Before subscribing or renewing a service, check device support, DVR rules, simultaneous stream limits and whether the app works on smart TVs, phones, tablets, streaming sticks and game consoles. Those details matter if a household wants one match on a TV, another on a laptop, and a third on a phone.
Mobile viewing will matter more than usual because some kickoffs will land at awkward local times. Casting from a phone or laptop to a TV can help, but it is worth testing the workflow early; last-minute casting failures are common on crowded networks and hotel Wi-Fi.
For people who build or monitor viewing environments, smart TVs, set-top boxes and casting hardware may become the most important parts of the chain. If device stability is a concern, it helps to test on a smaller event first, the way a production team might check a feed using a known camera like the Abbey Road crossing live cam before a bigger live schedule.
How to follow all 104 games without missing the big ones
The expanded format makes planning more important, not less. A simple method works best: sort matches by team, venue and kickoff time, then drop the key games into a calendar app with alerts.
On overlap days, match trackers and recap clips will be useful because not every fan can keep two live feeds open at once. That also creates more room for second-screen behavior, which is familiar to public webcam viewers who monitor one live camera while following updates from another.
Longer tournaments also create more dead time between marquee games, so live updates and highlights will matter more. For viewers who like geographically diverse live feeds, the same habit can carry over from sports to city cams, like checking the 9 de Julio live cam in Buenos Aires between matches.
Travel, time zones and smart viewing setups
Travelers will need to think beyond the app subscription. Hotel networks, airport Wi-Fi and temporary rentals can all be unreliable during peak events, so it is wise to know whether the service permits mobile-data viewing, casting, and out-of-home access in the first place.
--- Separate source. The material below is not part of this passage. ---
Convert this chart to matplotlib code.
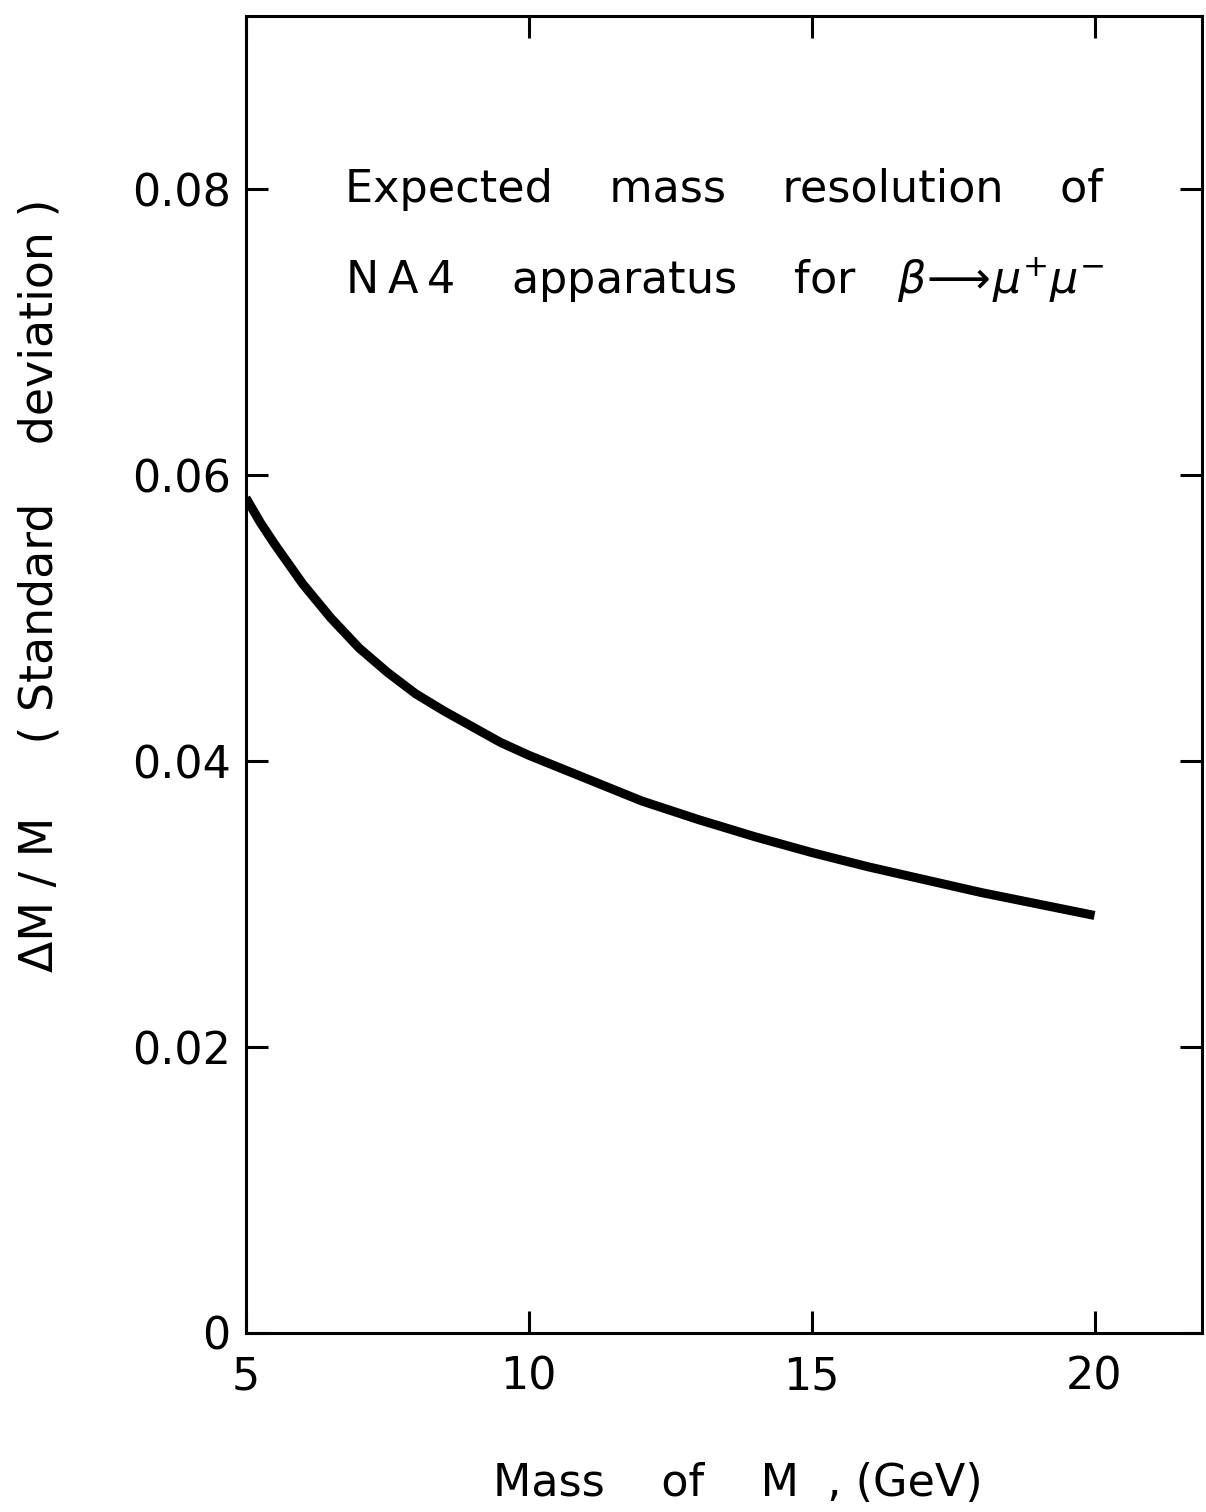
import numpy as np
import matplotlib
matplotlib.use('Agg')
import matplotlib.pyplot as plt

# Mass resolution
mass = [5, 5.25, 5.5, 6, 6.5, 7, 7.5, 8, 8.5, 9, 9.5, 10, 11, 12, 13, 14,
        15, 16, 17, 18, 19, 20]
resolution = [0.0584, 0.0567, 0.0552, 0.0524, 0.0500, 0.0479, 0.0462, 0.0447,
              0.0435, 0.0424, 0.0413, 0.0404, 0.0388, 0.0372, 0.0359, 0.0347,
              0.0336, 0.0326, 0.0317, 0.0308, 0.0300, 0.0292]

x_ticks = [5, 10, 15, 20]
x_ticklabels = ['5', '10', '15', '20']
y_ticks = [0, 0.02, 0.04, 0.06, 0.08]
y_ticklabels = ['0', '0.02', '0.04', '0.06', '0.08']

plt.rcParams['font.family'] = 'DejaVu Sans'
plt.rcParams['mathtext.fontset'] = 'dejavusans'

fig = plt.figure(figsize=(12.06, 15.12), dpi=100)
ax = fig.add_axes([246/1206, 1 - 1333/1512, (1202 - 246)/1206, (1333 - 16)/1512])

ax.plot(mass, resolution, color='black', lw=6.5, solid_capstyle='butt',
        solid_joinstyle='round')

ax.set_xlim(5, 21.9)
ax.set_ylim(0, 0.0921)
ax.set_xticks(x_ticks)
ax.set_xticklabels(x_ticklabels)
ax.set_yticks(y_ticks)
ax.set_yticklabels(y_ticklabels)

for s in ax.spines.values():
    s.set_linewidth(2.2)

ax.tick_params(axis='both', direction='in', length=16, width=2.2,
               top=True, right=True, labelsize=32)
ax.tick_params(axis='x', pad=16)
ax.tick_params(axis='y', pad=11)

ax.text(6.75, 0.0800, 'Expected    mass    resolution    of',
        fontsize=32, va='center', ha='left')
ax.text(6.75, 0.0736,
        'N\u2009A\u20094    apparatus    for   $\\beta\\!\\longrightarrow\\!\\mu^{+}\\mu^{-}$',
        fontsize=32, va='center', ha='left')

fig.text(738/1206, 1 - 1483/1512, 'Mass    of    M  , (GeV)',
         fontsize=32, ha='center', va='center')
fig.text(40/1206, 1 - 585/1512, '\u0394M / M     ( Standard    deviation )',
         fontsize=33, ha='center', va='center', rotation=90)

fig.savefig('out.png', dpi=100, facecolor='white')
Where permitted, a VPN can help with some travel workflows, but regional blackout and licensing rules still apply. The safer plan is to confirm the service’s travel policy before departure and keep a backup option ready.
Smart-home setups can help households stay in sync across time zones. Voice reminders, connected notifications and multiple screens can reduce the chance of missing an early kickoff or a late penalty shootout.
For the wider audience around public screens and fan zones, the tournament will likely generate a lot of shared viewing spaces: bars, plazas, watch parties and temporary public screening areas. Those environments matter for the same reason public webcams do — they turn a live event into a live place.
What to know before the final in New Jersey
July 19 is the date to anchor the whole schedule around. If the final is the one match that matters most, then the final week is the time to confirm access, test devices and make sure the internet connection can handle uninterrupted playback.
Viewers should also watch for kickoff adjustments, blackout rules and last-minute platform announcements as the tournament gets closer. Those changes often land late, and they are most likely to affect the matches people assumed would be easiest to find.
For anyone covering live video as a workflow, the checklist is straightforward: confirm the right subscription, test the streaming app on the intended device, verify casting or DVR support, and line up a stable connection before the week of the final.
The next thing to watch is which broadcasters and platforms lock down the rights map, because that will shape every viewing setup that follows.